GFDM Zero Forcing Equalizer for Large Doppler Shift in Correlated Double Ring Channel Models

Abstract

The nature of wireless communication channels evolves throughout time. Depending on the channel model, wireless communication channels can also be affected by a number of key factors. In the Correlated Double Ring (CDR) wireless channel model, the channel gain parameters are affected by the movement of vehicles on the transmitter and receiver sides as well as the amount of scatterers surrounding the transmitter and receiver. When bits are transmitted across the CDR channel using a Generalized Frequency Division Multiplexing (GFDM) multi-carrier system, the received bit will be degraded as a result of Doppler shift and multipath. To circumvent this, we use a Zero Forcing (ZF) equalizer to correct the erroneous bits on the receive side.
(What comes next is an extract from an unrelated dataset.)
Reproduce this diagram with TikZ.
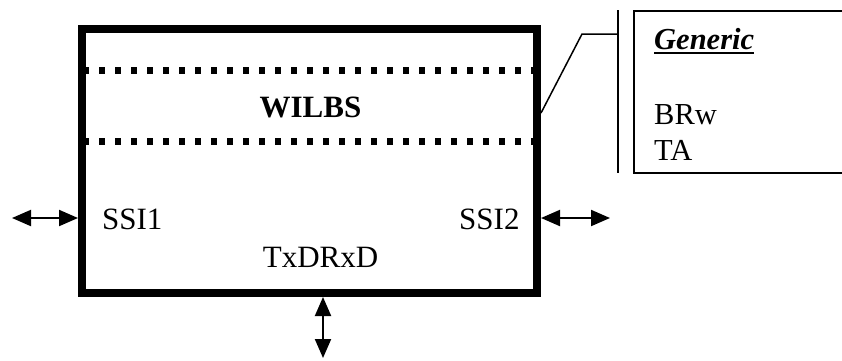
\documentclass[tikz,border=0pt]{standalone}
\usepackage{fontspec}
\setmainfont{Liberation Serif}
\usetikzlibrary{arrows.meta}
\tikzset{
  mainbox/.style={draw, line width=8pt, inner sep=0pt, minimum width=455pt, minimum height=264pt},
  dotline/.style={line width=7pt, dash pattern=on 6pt off 10pt},
  dbl/.style={line width=2pt, {Triangle[length=19pt,width=16pt]}-{Triangle[length=19pt,width=16pt]}},
  thin/.style={line width=1.5pt},
  lbl/.style={inner sep=0pt, anchor=base west, font=\fontsize{31}{36}\selectfont},
  clbl/.style={inner sep=0pt, anchor=base west, font=\fontsize{30.5}{36}\selectfont}
}
\begin{document}
\begin{tikzpicture}[x=1pt,y=-1pt]
\useasboundingbox (0,0) rectangle (842,360);
\node[mainbox] (box) at (309.5,161) {};
% dotted separators
\coordinate (d1) at (83,70);
\coordinate (d2) at (83,141);
\draw[dotline] (d1) -- (d1 -| box.east);
\draw[dotline] (d2) -- (d2 -| box.east);
% labels
\node[inner sep=0pt, anchor=base, font=\fontsize{31}{36}\selectfont\bfseries] (wilbs) at (310.5,117) {WILBS};
\node[lbl] (ssi1) at (102,229) {SSI1};
\node[lbl] (ssi2) at (459,229) {SSI2};
\node[inner sep=0pt, anchor=base, font=\fontsize{31}{36}\selectfont] (txd) at (320.5,267) {TxDRxD};
% arrows
\coordinate (la) at (12,218);
\coordinate (ra) at (610,218);
\coordinate (ba) at (323,358);
\draw[dbl] (la) -- (la -| box.west);
\draw[dbl] (ra -| box.east) -- (ra);
\draw[dbl] (ba |- box.south) -- (ba);
% callout
\coordinate (cv1) at (618,10);
\coordinate (cv2) at (618,173);
\coordinate (ck) at (582,34);
\coordinate (ct) at (541,113);
\draw[thin] (cv1) -- (cv2);
\draw[thin] (ct) -- (ck) -- (ck -| cv1);
\coordinate (cb1) at (845,11);
\coordinate (cb2) at (634,11);
\coordinate (cb3) at (634,173);
\coordinate (cb4) at (845,173);
\draw[thin] (cb1) -- (cb2) -- (cb3) -- (cb4);
\node[clbl, font=\fontsize{30.5}{36}\selectfont\bfseries\itshape] (gen) at (654,49) {Generic};
\draw[line width=2.5pt] ([yshift=-4pt]gen.base west) -- ([yshift=-4pt]gen.base east);
\node[clbl] (brw) at (654,124) {BRw};
\node[clbl] (ta) at (654,160) {TA};
\end{tikzpicture}
\end{document}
In this study, we simulate data bits transmitted via a CDR channel at various speeds, ranging from low speed to high speed, using a GFDM multicarrier system. The ZF equalization method that we propose to overcome the higher Doppler frequency on a high-speed CDR channel of 95 m/s with the scatterer of 8 has been demonstrated to increase Bit Error Rate (BER) performance in comparison to the emergence of a ZF equalization scheme. In order to counteract the vast number of up to 16 multipaths on CDR channels, the ZF equalization approach can improve the BER performance at 95 m/s when compared to when it is not employed. On the Rician CDR channel, the ZF equalization algorithm can efficiently overcome the highly significant Doppler effect and multipath fading.